Family Of Houston Woman Allegedly Stabbed To Death By Husband Sues Harris County Over Bail Policies

Melanie Infinger blames misdemeanor bail reform for her daughter’s murder, because the alleged killer was out on a cashless bond at the time of the woman’s death.

Caitlynne Infinger Guajardo was allegedly stabbed 20 times by her husband, who was out on a no-cash bond at the time, in August 2019. Her mother is now suing Harris County.
Courtesy of Ben Crump Law
Caitlynne Infinger Guajardo was allegedly stabbed 20 times by her husband, who was out on a no-cash bond at the time, in August 2019. Her mother is now suing Harris County.

The mother of a woman allegedly killed by her husband while he was out on bond two years ago has filed a federal lawsuit against Harris County and 26 criminal court judges and magistrates, claiming that the county’s bail policies led directly to her death.

Alex Guajardo is accused of stabbing his wife, Caitlynne Guajardo, 20 times in August 2019. Both she and her unborn baby died.

Her mother, Melanie Infinger, blames Harris County's misdemeanor bail reform for Caitlynne's death, because her husband was out on a cashless bail for a misdemeanor assault at the time of the murder.

That reform, which went into effect in early 2019, was in response to a lawsuit filed by Maranda O’Donnell, who was arrested in May 2016 for an invalid driver's license and detained in Harris County Jail for three days because she couldn't afford the $2,500 bail.

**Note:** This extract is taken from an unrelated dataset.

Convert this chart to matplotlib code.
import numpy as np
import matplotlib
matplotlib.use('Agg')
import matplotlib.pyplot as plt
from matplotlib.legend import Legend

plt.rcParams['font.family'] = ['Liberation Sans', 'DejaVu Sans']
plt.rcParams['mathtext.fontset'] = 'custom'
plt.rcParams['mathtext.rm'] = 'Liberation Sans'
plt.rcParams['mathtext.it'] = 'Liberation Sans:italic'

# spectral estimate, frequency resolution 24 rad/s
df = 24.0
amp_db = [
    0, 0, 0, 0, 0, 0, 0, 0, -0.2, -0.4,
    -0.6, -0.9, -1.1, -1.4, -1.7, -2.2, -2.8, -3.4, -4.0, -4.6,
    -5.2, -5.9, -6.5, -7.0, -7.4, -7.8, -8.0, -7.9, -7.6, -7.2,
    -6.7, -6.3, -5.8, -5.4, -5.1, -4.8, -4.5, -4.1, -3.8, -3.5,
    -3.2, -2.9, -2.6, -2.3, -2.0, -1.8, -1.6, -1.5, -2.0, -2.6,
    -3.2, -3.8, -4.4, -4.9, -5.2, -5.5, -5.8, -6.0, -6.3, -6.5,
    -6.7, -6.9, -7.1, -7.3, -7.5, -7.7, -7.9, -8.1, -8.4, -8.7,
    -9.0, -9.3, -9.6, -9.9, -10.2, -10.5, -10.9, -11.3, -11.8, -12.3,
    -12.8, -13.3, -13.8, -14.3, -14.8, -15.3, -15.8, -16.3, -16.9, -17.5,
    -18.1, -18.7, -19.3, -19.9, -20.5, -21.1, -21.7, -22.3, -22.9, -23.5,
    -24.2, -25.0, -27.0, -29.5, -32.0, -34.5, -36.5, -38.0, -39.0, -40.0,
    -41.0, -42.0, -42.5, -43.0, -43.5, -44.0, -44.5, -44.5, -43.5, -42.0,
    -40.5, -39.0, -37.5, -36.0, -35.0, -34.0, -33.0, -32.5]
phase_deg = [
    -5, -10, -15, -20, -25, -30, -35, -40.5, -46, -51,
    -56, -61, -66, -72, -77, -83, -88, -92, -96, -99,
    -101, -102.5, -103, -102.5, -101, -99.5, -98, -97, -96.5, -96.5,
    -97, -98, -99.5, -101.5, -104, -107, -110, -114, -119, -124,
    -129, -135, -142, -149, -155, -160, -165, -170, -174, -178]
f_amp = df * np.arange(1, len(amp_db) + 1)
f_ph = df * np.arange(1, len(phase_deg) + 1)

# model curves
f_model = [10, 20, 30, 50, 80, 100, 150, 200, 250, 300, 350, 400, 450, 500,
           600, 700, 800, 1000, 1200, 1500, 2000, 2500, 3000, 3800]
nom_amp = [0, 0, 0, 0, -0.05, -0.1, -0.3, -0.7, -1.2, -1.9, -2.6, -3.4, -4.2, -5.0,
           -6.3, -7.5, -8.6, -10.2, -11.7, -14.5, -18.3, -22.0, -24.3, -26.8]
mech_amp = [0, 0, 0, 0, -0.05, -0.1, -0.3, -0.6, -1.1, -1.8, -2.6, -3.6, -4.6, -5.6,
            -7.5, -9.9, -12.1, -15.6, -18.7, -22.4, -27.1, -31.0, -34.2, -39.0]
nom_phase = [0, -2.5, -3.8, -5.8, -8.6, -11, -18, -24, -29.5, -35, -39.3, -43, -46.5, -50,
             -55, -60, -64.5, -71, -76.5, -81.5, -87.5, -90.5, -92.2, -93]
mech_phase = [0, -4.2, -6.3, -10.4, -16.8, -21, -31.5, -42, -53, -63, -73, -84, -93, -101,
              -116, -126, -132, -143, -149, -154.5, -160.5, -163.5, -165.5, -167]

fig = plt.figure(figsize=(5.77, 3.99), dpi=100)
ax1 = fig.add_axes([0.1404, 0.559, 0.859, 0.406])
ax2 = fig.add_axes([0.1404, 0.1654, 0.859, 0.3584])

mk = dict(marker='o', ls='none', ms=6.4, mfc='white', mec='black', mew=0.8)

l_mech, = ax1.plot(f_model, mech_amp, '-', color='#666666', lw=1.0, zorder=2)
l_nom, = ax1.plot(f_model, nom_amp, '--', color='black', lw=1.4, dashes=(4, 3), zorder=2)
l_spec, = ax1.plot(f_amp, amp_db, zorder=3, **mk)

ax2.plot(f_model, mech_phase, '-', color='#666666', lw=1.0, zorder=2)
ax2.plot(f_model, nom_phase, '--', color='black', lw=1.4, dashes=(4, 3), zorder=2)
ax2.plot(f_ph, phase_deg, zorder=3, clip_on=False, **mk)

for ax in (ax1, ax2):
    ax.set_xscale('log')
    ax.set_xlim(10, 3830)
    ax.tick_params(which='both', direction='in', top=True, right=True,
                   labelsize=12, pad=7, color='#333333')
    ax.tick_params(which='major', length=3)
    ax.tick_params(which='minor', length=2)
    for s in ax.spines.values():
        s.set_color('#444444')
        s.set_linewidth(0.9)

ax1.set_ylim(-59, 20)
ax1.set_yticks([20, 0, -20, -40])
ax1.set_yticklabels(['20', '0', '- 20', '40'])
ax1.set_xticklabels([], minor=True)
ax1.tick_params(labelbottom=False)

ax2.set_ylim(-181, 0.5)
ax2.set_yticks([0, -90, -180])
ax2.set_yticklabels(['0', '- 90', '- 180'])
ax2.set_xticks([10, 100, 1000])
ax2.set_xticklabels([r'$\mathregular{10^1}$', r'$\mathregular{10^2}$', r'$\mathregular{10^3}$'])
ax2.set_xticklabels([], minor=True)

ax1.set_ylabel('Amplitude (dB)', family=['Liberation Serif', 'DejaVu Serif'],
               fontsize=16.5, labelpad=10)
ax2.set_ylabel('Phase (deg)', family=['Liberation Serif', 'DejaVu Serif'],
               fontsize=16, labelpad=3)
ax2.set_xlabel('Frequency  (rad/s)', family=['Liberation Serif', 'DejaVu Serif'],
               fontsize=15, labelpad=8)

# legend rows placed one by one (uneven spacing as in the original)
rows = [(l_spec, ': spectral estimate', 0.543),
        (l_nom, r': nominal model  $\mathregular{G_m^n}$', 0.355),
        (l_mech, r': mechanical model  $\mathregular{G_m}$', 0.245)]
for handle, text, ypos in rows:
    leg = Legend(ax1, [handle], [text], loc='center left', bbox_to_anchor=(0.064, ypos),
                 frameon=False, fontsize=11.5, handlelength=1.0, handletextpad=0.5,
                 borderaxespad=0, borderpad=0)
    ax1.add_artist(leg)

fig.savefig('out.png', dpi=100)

Harris County’s bail program now requires judges to release the majority of misdemeanor defendants at no cost. Those accused of some crimes, like domestic violence, must go before a magistrate judge. If the magistrate wants to impose cash bail, they need to have "clear and convincing evidence" of the defendant's ability to pay or that no less restrictive condition would ensure the defendant's appearance for trial, according to Harris County Criminal Court rules of law.

Infinger has retained civil rights attorney Ben Crump, who is primarily known nationwide for representing Black victims of police violence, including the family of George Floyd.

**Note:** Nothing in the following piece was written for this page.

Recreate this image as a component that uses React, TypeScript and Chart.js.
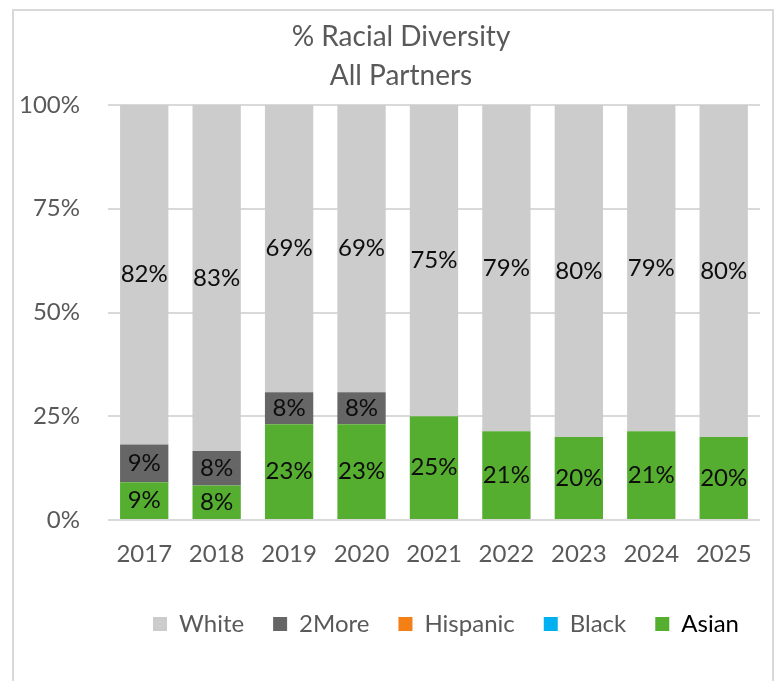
import React, { useEffect, useRef } from "react";
import { Chart, registerables } from "chart.js";

Chart.register(...registerables);

const years = ["2017", "2018", "2019", "2020", "2021", "2022", "2023", "2024", "2025"];
const asian = [9.1, 8.3, 23.1, 23.1, 25, 21.4, 20, 21.4, 20];
const black = [0, 0, 0, 0, 0, 0, 0, 0, 0];
const hispanic = [0, 0, 0, 0, 0, 0, 0, 0, 0];
const twoMore = [9.1, 8.3, 7.7, 7.7, 0, 0, 0, 0, 0];
const white = [81.8, 83.4, 69.2, 69.2, 75, 78.6, 80, 78.6, 80];
const titleLines = ["% Racial Diversity", "All Partners"];

const FONT = "Lato, 'Noto Sans', sans-serif";

const dataLabels = {
  id: "dataLabels",
  afterDatasetsDraw(chart: any) {
    const ctx = chart.ctx;
    ctx.save();
    ctx.font = `24px ${FONT}`;
    ctx.fillStyle = "#0d0d0d";
    ctx.textAlign = "center";
    ctx.textBaseline = "middle";
    chart.data.datasets.forEach((ds: any, i: number) => {
      const meta = chart.getDatasetMeta(i);
      if (meta.hidden) return;
      meta.data.forEach((el: any, j: number) => {
        const v = ds.data[j];
        if (!v) return;
        const y = (el.y + el.base) / 2;
        ctx.fillText(Math.round(v) + "%", el.x, y);
      });
    });
    ctx.restore();
  },
};

const shiftBlocks = {
  id: "shiftBlocks",
  afterLayout(chart: any) {
    const t = chart.titleBlock;
    if (t) {
      const dx = 387 - (t.left + t.right) / 2;
      t.left += dx;
      t.right += dx;
    }
    const l = chart.legend;
    if (l) {
      const dx = 432 - (l.left + l.right) / 2;
      l.left += dx;
      l.right += dx;
    }
  },
};

export default function App() {
  const ref = useRef<HTMLCanvasElement | null>(null);
  useEffect(() => {
    if (!ref.current) return;
    const chart = new Chart(ref.current, {
      type: "bar",
      data: {
        labels: years,
        datasets: [
          { label: "Asian", data: asian, backgroundColor: "#56ae31" },
          { label: "Black", data: black, backgroundColor: "#00b0f0" },
          { label: "Hispanic", data: hispanic, backgroundColor: "#f47f17" },
          { label: "2More", data: twoMore, backgroundColor: "#666666" },
          { label: "White", data: white, backgroundColor: "#cccccc" },
        ],
      },
      plugins: [dataLabels, shiftBlocks],
      options: {
        animation: false,
        responsive: true,
        maintainAspectRatio: false,
        layout: { padding: { left: 0, right: 8, top: 0, bottom: 45 } },
        datasets: {
          bar: { categoryPercentage: 0.667, barPercentage: 1, borderWidth: 0 },
        },
        scales: {
          x: {
            stacked: true,
            grid: { display: false, drawTicks: false },
            border: { display: false },
            ticks: { color: "#595959", font: { family: FONT, size: 24 }, padding: 20, maxRotation: 0 },
            afterFit: (axis: any) => {
              axis.height = 63;
            },
          },
          y: {
            stacked: true,
            min: 0,
            max: 100,
            grid: { color: "#d9d9d9", lineWidth: 2, drawTicks: false },
            border: { display: false },
            ticks: {
              stepSize: 25,
              color: "#595959",
              font: { family: FONT, size: 24 },
              padding: 28,
              callback: (v: any) => v + "%",
            },
            afterFit: (axis: any) => {
              axis.width = 94;
            },
          },
        },
        plugins: {
          tooltip: { enabled: false },
          title: {
            display: true,
            text: titleLines,
            color: "#595959",
            font: { family: FONT, size: 28, weight: "normal", lineHeight: 1.384 },
            padding: { top: 7, bottom: 9.5 },
          },
          legend: {
            display: true,
            position: "bottom",
            reverse: true,
            labels: {
              boxWidth: 14,
              boxHeight: 14,
              padding: 29,
              color: "#595959",
              font: { family: FONT, size: 24 },
              generateLabels: (chart: any) => {
                const items = Chart.defaults.plugins.legend.labels.generateLabels(chart);
                items.forEach((it: any) => {
                  it.lineWidth = 0;
                  if (it.text === "Asian") it.fontColor = "#000000";
                });
                return items;
              },
            },
          },
        },
      } as any,
    });
    return () => chart.destroy();
  }, []);

  return (
    <div
      style={{
        position: "absolute",
        left: 12,
        top: 9,
        width: 758,
        height: 680,
        border: "2px solid #d9d9d9",
        background: "#ffffff",
      }}
    >
      <div style={{ position: "relative", width: 758, height: 680 }}>
        <canvas ref={ref} />
      </div>
    </div>
  );
}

Crump said he understands the need to limit excessive bond amounts that disproportionately affect poor defendants, “but there cannot be the extreme on the other side of the spectrum where violent offenders have no consequences for their actions.”

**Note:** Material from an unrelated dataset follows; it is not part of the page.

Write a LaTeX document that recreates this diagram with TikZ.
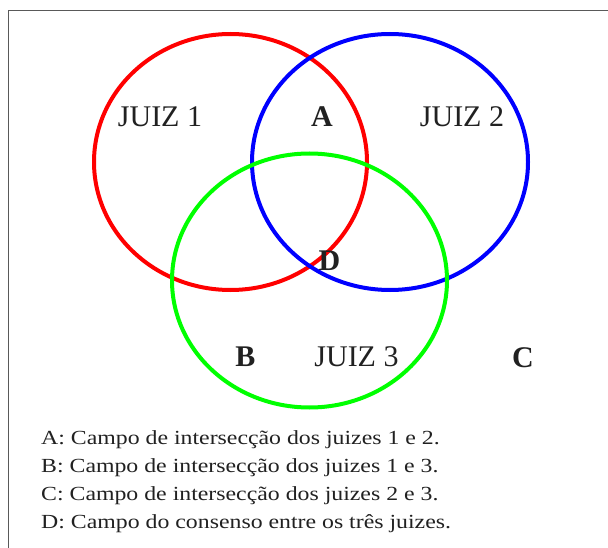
\documentclass[tikz,border=0pt]{standalone}
\usepackage{fontspec}
\usepackage{graphicx}
\setmainfont{Liberation Serif}
\newcommand{\legstretch}[1]{\scalebox{1.19}[1]{#1}}
\begin{document}
\begin{tikzpicture}[x=1pt,y=-1pt,
  set/.style={line width=4pt},
  lab/.style={anchor=base,inner sep=0pt,text=black!87,font=\fontsize{30}{36}\selectfont},
  blab/.style={lab,font=\fontsize{30}{36}\selectfont\bfseries},
  leg/.style={anchor=base west,inner sep=0pt,text=black!87,font=\fontsize{20}{24}\selectfont}]
\useasboundingbox (0,0) rectangle (608,548);
\draw[line width=1.4pt,black!65] (8.7,548) -- (8.7,10.7) -- (608,10.7);
\draw[set,red] (230.5,162) ellipse [x radius=136.5, y radius=128];
\draw[set,blue] (390,162) ellipse [x radius=138, y radius=128];
\draw[set,green] (309.5,280.5) ellipse [x radius=137.5, y radius=127];
\node[lab] (j1) at (160,127) {JUIZ 1};
\node[blab] (a) at (322,127) {A};
\node[lab] (j2) at (462,127) {JUIZ 2};
\node[blab] (d) at (329.5,271) {D};
\node[blab] (b) at (245.5,366.5) {B};
\node[lab] (j3) at (356.5,366.5) {JUIZ 3};
\node[blab] (c) at (523,367) {C};
\node[leg] (la) at (41,444) {\legstretch{A: Campo de intersecção dos juizes 1 e 2.}};
\node[leg] (lb) at (41,472) {\legstretch{B: Campo de intersecção dos juizes 1 e 3.}};
\node[leg] (lc) at (41,500) {\legstretch{C: Campo de intersecção dos juizes 2 e 3.}};
\node[leg] (ld) at (41,528) {\legstretch{D: Campo do consenso entre os três juizes.}};
\end{tikzpicture}
\end{document}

Crump's co-counsel, Brian Mazzola, said that while Harris County's bail reform was sold to the public as ensuring poor people wouldn't be disadvantaged in the criminal justice system, he believed it went way beyond that.

"At some point it became obvious that (reform) was actually just a ploy to let everybody out," he said. "Without regard to whether it was a violent crime or not."

Two reports by independent monitors released September 2020 and March 2021 found that bail reform has not led to an increase in arrests for reoffenders in Harris County.

Phillip Lyons, dean of the Criminal Justice Center at Sam Houston State University, said there will always be people who commit violent crimes while out on low or no-cash bonds, but that doesn't necessarily justify scrapping a reform meant to keep poor, nonviolent people out of jail.

"Of course, if you adopt the view, as many do, that ‘one is too many,' then your only choice is never to release anyone for anything," Lyons wrote in an email.

Infinger said she filed the lawsuit to achieve change.

"This is happening too often and that's what this lawsuit is about," she said.

The suit is asking for damages in an undetermined amount and for the court to declare Harris County's bail reform a violation of established rules.

The Harris County Attorney's Office declined to comment on the lawsuit at this time.